Preston: Für mich sind die wichtigsten musikalischen Vorbilder John Lee Hooker, Screamin’ Jay Hawkins, ROLLING STONES, STOOGES, Jimi Hendrix, NEW YORK DOLLS, RAMONES, SEX PISTOLS, DISCHARGE, MOTÖRHEAD, COCKNEY REJECTS, MINOR THREAT, VOID, GERMS, CHRISTIAN DEATH und etliche andere bekannte und völlig unbekannte Punkbands. Die Texter, die mich am meisten beeinflusst haben, sind wahrscheinlich Mick Jagger, Iggy Pop und Ian MacKaye von MINOR THREAT. Um noch tiefer zu greifen: Ich pflege einen kompakten, bilderreichen Stil, wofür die Hauptvorbilder Folgende sind: das englisch-schottische Volkslied; in der klassischen Dichtung Ovid; und vor allen anderen der absolut geniale Heinrich Heine. Letzterer dichtet zugleich sehr imaginativ und sehr beißend. Seine halluzinatorische Lyrik verhehlt immer die Dolchklinge des wirklichen Leidens, und oft eine rasiermesserscharfe Sozialkritik. Einige seiner besten Gedichte sind lauter Albträume. Ja, als Hardcore-Punk-Sänger muss man albtraumhafte Verse dichten, die aus vollem Hals zu schreien sind.

Zum Schluss: Was verbindet Detroit und Deutschland, abgesehen von der Abhängigkeit vom Automobil?

Preston: An erster Stelle würde ich sagen, Detroit und Deutschland sind beide auf eine Weise Wiegen des Punkrocks. Wir sind uns als Rock’n’Roller sehr bewusst, dass die jungen BEATLES in Deutschland ihren ersten Erfolg hatten, ja dort über Nacht eine Sensation wurden. Und wenn ich gefragt werde, warum ich denn Lieder auf Deutsch schreibe, ist die kurze Antwort: „Deutsch ist Punk!“ Warum sonst gibt es Titel wie „Belsen was a gas“ und „California über alles“? Man denkt an die frühe Nina Hagen, an Iggys Aufenthalt in Berlin, an den Expressionismus, an die „dunkle“ Romantik.
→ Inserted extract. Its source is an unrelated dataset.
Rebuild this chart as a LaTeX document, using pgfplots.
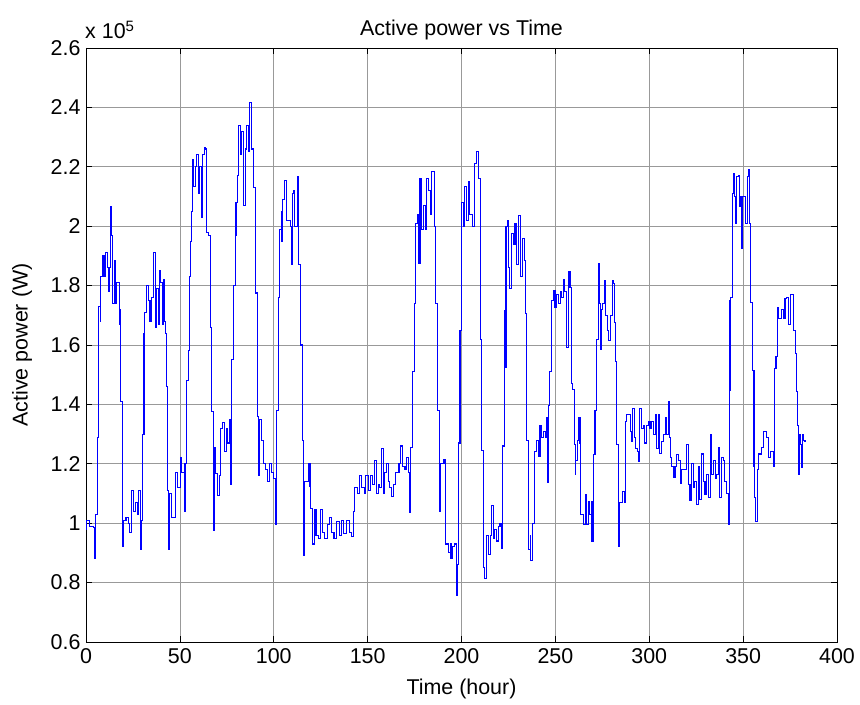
\documentclass[border=0pt]{standalone}
\usepackage{fontspec}
\setmainfont{Liberation Sans}
\usepackage{pgfplots}
\pgfplotsset{compat=1.18}
\pgfplotstableread{
x y
0.0 0.98
0.4 1.01
2.1 0.99
3.9 0.985
4.8 0.88
5.3 1.03
6.0 1.29
6.9 1.73
7.5 1.68
7.8 1.83
8.7 1.90
9.6 1.83
10.5 1.91
11.4 1.86
11.9 1.78
12.4 1.86
13.3 2.065
13.8 1.97
14.2 1.74
15.1 1.885
15.8 1.74
16.3 1.81
17.6 1.72
18.1 1.67
18.5 1.41
19.2 1.14
19.5 0.92
20.1 1.01
21.3 1.02
22.5 1.0
23.4 0.97
24.0 1.11
25.2 1.04
26.5 1.07
27.3 1.03
28.2 1.11
29.1 0.91
29.5 1.01
30.0 1.30
30.9 1.64
31.4 1.71
32.3 1.80
33.2 1.75
34.1 1.68
35.0 1.76
35.9 1.91
36.8 1.66
37.6 1.79
38.5 1.67
39.1 1.85
39.9 1.81
40.5 1.67
41.2 1.82
41.7 1.68
42.4 1.64
42.8 1.46
43.3 1.11
43.9 0.91
44.4 1.10
45.6 1.02
47.4 1.02
47.9 1.17
48.8 1.12
50.1 1.22
51.0 1.17
52.3 1.2
52.7 1.04
53.1 1.2
53.6 1.48
54.5 1.58
55.0 1.83
55.6 1.95
56.3 2.05
56.8 2.225
57.5 2.135
58.2 2.20
58.9 2.24
59.8 2.11
60.7 2.20
61.4 2.03
62.2 2.24
62.9 2.265
63.9 2.26
64.3 1.98
65.2 1.97
66.1 1.66
67.0 1.375
67.8 0.975
68.3 1.256
69.2 1.166
69.9 1.093
71.0 1.16
71.7 1.32
72.8 1.34
73.7 1.24
74.6 1.32
75.5 1.27
76.7 1.35
77.1 1.13
77.6 1.55
78.5 1.80
79.4 1.97
79.9 2.08
80.6 2.17
81.4 2.34
82.3 2.24
83.0 2.32
83.8 2.07
84.7 2.26
85.5 2.34
86.4 2.25
87.3 2.417
88.0 2.26
89.1 2.13
90.2 1.775
91.3 1.36
91.8 1.16
92.3 1.35
93.6 1.28
94.5 1.2
95.7 1.18
96.6 1.14
97.6 1.2
98.8 1.17
100.1 1.15
100.8 0.997
101.5 1.38
102.4 1.76
103.3 1.99
103.9 2.05
104.4 1.95
104.9 2.09
105.6 2.155
106.5 2.155
106.9 2.02
107.8 2.02
108.7 2.0
109.4 1.87
109.9 2.11
110.5 2.12
111.0 2.0
111.8 2.0
112.5 2.166
113.0 1.87
114.3 1.60
115.2 1.28
115.7 0.89
116.3 1.14
117.5 1.14
118.4 1.2
119.3 1.125
119.8 1.05
120.6 0.93
121.5 1.045
122.5 0.96
123.8 0.95
125.0 1.045
126.1 0.97
127.2 0.95
128.5 0.995
129.6 1.02
130.8 0.97
132.1 0.95
133.5 1.006
134.9 0.96
136.2 1.01
137.4 0.966
138.9 1.01
140.1 0.97
141.5 0.955
142.3 1.04
143.2 1.12
144.5 1.1
145.6 1.16
146.8 1.12
148.1 1.1
149.1 1.16
150.4 1.11
151.6 1.16
152.7 1.13
153.8 1.21
154.5 1.1
155.7 1.13
156.5 1.12
157.4 1.25
158.3 1.10
159.2 1.17
160.1 1.2
161.0 1.14
161.9 1.12
162.8 1.09
163.7 1.13
164.6 1.17
165.8 1.17
166.7 1.2
167.6 1.26
168.7 1.19
169.9 1.18
170.8 1.22
171.8 1.17
172.5 1.036
172.9 1.256
173.8 1.51
174.9 1.74
175.7 2.01
176.5 2.04
177.0 1.875
177.9 2.16
178.8 1.99
179.7 2.07
180.6 1.99
181.5 2.16
182.4 2.12
183.3 2.04
184.1 2.185
185.4 2.0
186.3 1.74
187.1 1.38
188.2 1.04
189.0 1.2
190.3 1.216
191.2 1.2
191.6 0.93
193.0 0.90
193.9 0.93
194.4 0.88
195.3 0.92
196.4 0.93
197.1 0.755
197.8 0.86
198.3 1.27
199.2 1.65
200.1 2.08
201.0 2.0
201.8 2.135
202.7 2.02
203.6 2.15
204.5 2.04
205.9 2.0
206.8 2.21
208.1 2.253
209.0 2.16
209.9 2.04
210.2 1.62
210.9 1.245
211.6 0.85
212.5 0.815
213.1 0.957
214.3 0.895
215.2 0.96
216.0 1.06
216.9 0.95
217.8 0.98
218.7 0.94
219.6 0.99
220.5 1.0
221.4 0.915
221.9 1.26
222.8 1.716
223.2 1.525
223.7 2.0
224.4 2.02
225.1 1.86
225.8 1.79
226.7 1.975
227.6 1.94
228.5 2.01
229.4 1.87
230.3 2.037
231.1 2.037
231.6 1.83
232.5 1.96
233.4 1.885
234.1 1.705
234.7 1.28
235.6 0.91
236.5 0.96
237.0 0.876
237.7 1.0
238.8 1.24
240.0 1.28
240.9 1.226
241.8 1.33
242.7 1.29
243.6 1.31
244.5 1.29
245.4 1.355
245.8 1.136
246.4 1.395
247.1 1.51
248.0 1.75
248.9 1.784
249.8 1.727
250.7 1.77
251.6 1.74
252.5 1.78
253.3 1.76
254.2 1.82
255.1 1.78
256.0 1.59
256.9 1.846
257.8 1.795
258.4 1.47
259.1 1.45
260.0 1.265
260.5 1.164
260.9 1.21
261.6 1.277
262.4 1.355
263.1 1.27
263.6 1.03
264.0 1.03
264.9 0.995
265.8 1.096
266.7 0.995
267.6 1.073
268.4 1.03
269.0 1.073
269.5 0.94
270.2 1.23
271.1 1.378
272.0 1.62
272.9 1.873
273.3 1.74
273.8 1.586
274.3 1.72
275.2 1.74
276.4 1.817
276.9 1.70
277.8 1.65
278.5 1.614
279.4 1.70
280.3 1.817
280.9 1.806
281.4 1.676
282.1 1.546
282.6 1.265
283.5 0.92
284.1 1.07
285.0 1.07
285.9 1.107
286.8 1.07
287.3 1.344
288.0 1.366
288.9 1.366
289.8 1.31
290.7 1.276
291.1 1.387
292.0 1.29
292.9 1.253
293.6 1.24
294.3 1.208
295.0 1.387
295.9 1.32
296.8 1.33
297.7 1.27
298.6 1.33
299.5 1.344
300.4 1.32
301.3 1.344
302.2 1.30
303.1 1.366
304.0 1.253
304.9 1.366
305.7 1.236
306.6 1.276
307.5 1.30
308.4 1.355
309.3 1.30
310.0 1.41
310.7 1.29
311.4 1.22
312.1 1.19
312.8 1.153
313.7 1.19
314.6 1.23
315.5 1.21
316.4 1.135
317.3 1.18
318.2 1.18
319.6 1.18
320.0 1.266
320.8 1.13
321.7 1.075
322.6 1.2
323.5 1.12
324.3 1.14
325.2 1.064
326.1 1.19
327.0 1.08
327.9 1.233
328.8 1.14
329.7 1.098
330.6 1.165
331.5 1.086
332.4 1.30
333.3 1.165
334.2 1.21
335.1 1.15
336.0 1.165
336.8 1.255
337.6 1.086
338.5 1.22
339.4 1.21
340.3 1.14
341.2 1.10
342.1 0.996
342.5 1.446
343.0 1.75
343.5 1.76
344.1 2.11
344.8 2.178
345.3 2.1
345.9 2.01
346.6 2.166
347.5 2.17
348.0 2.065
348.7 2.1
349.3 1.924
349.8 2.1
350.5 2.1
351.1 2.01
351.8 2.01
352.4 2.166
353.1 2.19
353.6 2.01
354.0 1.744
354.9 1.514
355.8 1.19
356.3 1.086
356.8 1.007
357.4 1.18
358.1 1.233
359.0 1.233
359.9 1.255
360.8 1.31
361.7 1.31
362.6 1.29
363.5 1.22
364.4 1.24
365.3 1.24
366.0 1.19
366.6 1.52
367.5 1.56
368.2 1.727
368.7 1.69
369.6 1.69
370.5 1.72
371.4 1.69
372.3 1.755
373.2 1.76
374.1 1.67
375.0 1.77
375.9 1.77
376.8 1.65
377.7 1.57
378.2 1.445
378.9 1.33
379.4 1.163
379.9 1.3
380.6 1.265
381.1 1.186
381.5 1.3
382.0 1.28
382.9 1.276
383.4 1.28
}\powerdata
\begin{document}
\begin{tikzpicture}
\begin{axis}[
  scale only axis,
  width=751bp, height=594bp,
  xmin=0, xmax=400, ymin=0.6, ymax=2.6,
  xtick={0,50,100,150,200,250,300,350,400},
  ytick={0.6,0.8,1,1.2,1.4,1.6,1.8,2,2.2,2.4,2.6},
  scaled y ticks=false,
  /pgf/number format/assume math mode=true,
  tick label style={font=\fontsize{21.5}{24}\selectfont},
  label style={font=\fontsize{21.5}{24}\selectfont},
  title style={font=\fontsize{21.5}{24}\selectfont, at={(axis description cs:0.5,1)}, anchor=center, yshift=12bp},
  title={Active power vs Time},
  xlabel={Time (hour)},
  xlabel style={at={(axis description cs:0.5,0)}, anchor=center, yshift=-47bp},
  tick align=inside,
  major tick length=6bp,
  grid=major,
  major grid style={draw=black!40, line width=0.6bp},
  axis line style={black, line width=0.9bp},
  tick style={black, line width=0.7bp},
  xticklabel style={yshift=-3bp},
  yticklabel style={xshift=-2bp},
]
\addplot[const plot, draw={rgb,255:red,0;green,0;blue,255}, line width=1.05bp, mark=none] table[x=x,y=y] {\powerdata};
\end{axis}
\node[rotate=90, anchor=center, font=\fontsize{21.5}{24}\selectfont] at ([xshift=-64bp]current axis.west) {Active power (W)};
\node[anchor=base west, font=\fontsize{21.5}{24}\selectfont, inner sep=0pt] at ([xshift=-1bp,yshift=9bp]current axis.north west) {x 10\textsuperscript{5}};
\path[use as bounding box] ([xshift=-86bp,yshift=-63bp]current axis.south west) rectangle ([xshift=23bp,yshift=48bp]current axis.north east);
\end{tikzpicture}
\end{document}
Es hat mir einmal jemand gesagt: „Jetzt verstehe ich, warum du immer in Schwarz gekleidet bist: Du bist Deutschlehrer! Schwarz ist sehr deutsch.“ Schließlich heißt „Gothic“ so viel wie „German“, nicht wahr?

Art: Von einer freilich seichten amerikanischen Perspektive, als jemand, der ich in Michigan im dem Schatten Detroits und des Kalten Krieges aufgewachsen bin, würde ich sagen: ein leidenschaftliches Stärkegefühl, eine Unverwüstlichkeit. Eine Art dunkler Dekadenz, die ich mit meinem Bild von dem Vor- und dem Nachkriegsberlin assoziiere. Respekt vor der Aufrichtigkeit, Verachtung der Vorspiegelung. Seele, der Sorte, die vom Überleben der schwierigen Zeiten kommt. Und dann gibt es das gewisse Etwas, das Hamburg den BEATLES gab. Aber eigentlich sind die Menschen im wesentlichen überall gleich.